JpGU-AGU Joint Meeting 2020

Presentation information

[E] Poster

A (Atmospheric and Hydrospheric Sciences ) » A-AS Atmospheric Sciences, Meteorology & Atmospheric Environment

[A-AS13] New particle formation and its impacts on atmospheric chemistry

convener:Jun Zheng(Nanjing University of Information Science and Technology), Lin Wang(Fudan University)

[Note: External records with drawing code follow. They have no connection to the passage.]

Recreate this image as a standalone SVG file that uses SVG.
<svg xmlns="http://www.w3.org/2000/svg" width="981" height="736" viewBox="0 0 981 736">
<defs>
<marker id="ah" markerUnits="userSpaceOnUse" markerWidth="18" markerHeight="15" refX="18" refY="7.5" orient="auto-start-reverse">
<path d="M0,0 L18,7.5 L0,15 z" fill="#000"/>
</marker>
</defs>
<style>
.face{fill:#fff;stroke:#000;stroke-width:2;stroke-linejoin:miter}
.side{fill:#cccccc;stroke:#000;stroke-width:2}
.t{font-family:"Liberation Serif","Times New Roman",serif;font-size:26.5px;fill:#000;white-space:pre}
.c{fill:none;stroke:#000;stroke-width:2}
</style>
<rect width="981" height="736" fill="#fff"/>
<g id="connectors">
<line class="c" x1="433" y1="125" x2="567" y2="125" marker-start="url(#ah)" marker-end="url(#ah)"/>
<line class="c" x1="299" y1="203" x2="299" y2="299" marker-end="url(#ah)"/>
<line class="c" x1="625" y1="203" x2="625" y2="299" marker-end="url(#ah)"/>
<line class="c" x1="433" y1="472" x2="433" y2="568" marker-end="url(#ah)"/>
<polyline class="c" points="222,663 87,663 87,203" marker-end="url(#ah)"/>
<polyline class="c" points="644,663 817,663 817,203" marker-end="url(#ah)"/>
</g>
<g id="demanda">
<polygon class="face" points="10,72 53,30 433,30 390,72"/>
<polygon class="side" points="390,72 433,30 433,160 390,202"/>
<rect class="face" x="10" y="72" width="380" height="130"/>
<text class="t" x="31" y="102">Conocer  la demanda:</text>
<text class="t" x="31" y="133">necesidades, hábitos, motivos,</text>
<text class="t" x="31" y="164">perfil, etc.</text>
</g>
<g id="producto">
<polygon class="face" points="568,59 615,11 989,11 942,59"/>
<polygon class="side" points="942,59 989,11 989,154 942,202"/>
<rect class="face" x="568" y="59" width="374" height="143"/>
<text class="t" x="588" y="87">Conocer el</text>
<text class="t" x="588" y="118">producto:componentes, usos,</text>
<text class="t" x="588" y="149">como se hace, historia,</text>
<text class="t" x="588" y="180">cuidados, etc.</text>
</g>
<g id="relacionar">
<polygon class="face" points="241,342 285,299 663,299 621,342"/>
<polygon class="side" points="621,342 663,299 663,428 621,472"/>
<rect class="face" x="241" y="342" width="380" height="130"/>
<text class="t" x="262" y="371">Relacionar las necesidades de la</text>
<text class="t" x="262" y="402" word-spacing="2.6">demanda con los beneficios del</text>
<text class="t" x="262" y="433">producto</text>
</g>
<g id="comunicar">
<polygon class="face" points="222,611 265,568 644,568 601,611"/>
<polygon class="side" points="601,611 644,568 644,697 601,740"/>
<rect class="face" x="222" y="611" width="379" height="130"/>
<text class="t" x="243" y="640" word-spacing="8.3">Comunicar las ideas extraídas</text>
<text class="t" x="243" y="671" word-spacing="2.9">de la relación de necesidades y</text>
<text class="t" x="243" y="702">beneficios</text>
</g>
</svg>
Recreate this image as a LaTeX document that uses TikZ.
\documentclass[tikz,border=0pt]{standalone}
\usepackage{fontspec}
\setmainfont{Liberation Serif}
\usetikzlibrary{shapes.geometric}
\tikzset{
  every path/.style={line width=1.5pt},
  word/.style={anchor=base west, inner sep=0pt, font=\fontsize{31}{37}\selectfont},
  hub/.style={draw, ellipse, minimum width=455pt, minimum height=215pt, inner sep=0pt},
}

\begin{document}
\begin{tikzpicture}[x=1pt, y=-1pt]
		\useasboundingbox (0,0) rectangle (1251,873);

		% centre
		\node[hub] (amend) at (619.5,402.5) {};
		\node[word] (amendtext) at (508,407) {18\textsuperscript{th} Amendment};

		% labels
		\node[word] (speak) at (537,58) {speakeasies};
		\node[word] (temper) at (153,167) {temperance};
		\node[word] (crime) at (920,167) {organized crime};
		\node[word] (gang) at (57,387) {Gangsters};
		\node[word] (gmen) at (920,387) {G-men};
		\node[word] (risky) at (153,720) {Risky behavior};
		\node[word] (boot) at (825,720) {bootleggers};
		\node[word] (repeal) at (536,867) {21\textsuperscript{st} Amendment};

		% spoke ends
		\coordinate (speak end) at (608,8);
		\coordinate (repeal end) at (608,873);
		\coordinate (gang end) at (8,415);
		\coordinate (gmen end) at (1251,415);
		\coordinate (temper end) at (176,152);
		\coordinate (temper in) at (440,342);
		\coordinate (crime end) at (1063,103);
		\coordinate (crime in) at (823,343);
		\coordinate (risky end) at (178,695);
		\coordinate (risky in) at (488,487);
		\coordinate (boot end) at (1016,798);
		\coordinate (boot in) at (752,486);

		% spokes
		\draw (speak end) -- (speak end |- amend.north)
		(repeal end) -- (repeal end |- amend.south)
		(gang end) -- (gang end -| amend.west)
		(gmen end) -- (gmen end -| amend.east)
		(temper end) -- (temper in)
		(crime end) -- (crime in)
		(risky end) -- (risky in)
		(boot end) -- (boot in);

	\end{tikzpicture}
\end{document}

[AAS13-P02] Role of water molecule in aerosol nucleation and air-water interface reaction: quantum chemical and molecular dynamic simulation

*Fei Xu1 (1.Shandong University)

Keywords:nucleation, interface, quantum simulation

Recently, quantum chemical calculation and molecular dynamic simulation methods have important theoretical significance and practical application value to study the formation and degradation of atmospheric pollutants, especially the micro-mechanism of atmospheric photodegradation, aerosol nucleation and heterogeneous reaction, and to identify structural information and energy information of the intermediates and products in the reaction process.
Water is the third most abundant species in the atmosphere after N2 and O2, corresponding to 50% of relative humidity at 298 K. Water plays an important role in several gas-phase chemical processes occurring in the atmosphere. For example, we carried out quantum calculation to study the interactions between benzoic acid (BA) and sulfuric acid (SA)/ammonia (NH3)/dimethylamine (DMA) with hydration by 1 to 6 water molecules, and found water molecules have different effect on BA-SA/NH3/DMA nucleation (Figure 1). For BA-DMA-(0-6)H2O, increasing water molecules can inhibit nucleation. For BA-NH3-(0-6)H2O, the most negative Gibbs free energy occur when NH3 are hydrated with 2/6 water molecules and BA is unhydrated. For BA-SA-(0-6)H2O, the most negative Gibbs free energy occur when SA is unhydrated and BA are hydrated with 6 water molecules. Moreover, the Born-Oppenheimer molecular dynamics (BOMD) was used to simulate ammonium bisulfate formation from a series of amines, SO3, and H2O molecules at the air-water interface. The results show that reactions between amines and SO3 involve multiple water molecules at the air-water interface. The reaction center’s ring structure (amine-SO3-nH2O) promotes the transfer of protons in the water molecules (Figure 2). The formed ammonium cation (-RNH3+) and the bisulfate anion (HSO4-) are present and stable by means of hydrogen bond interaction.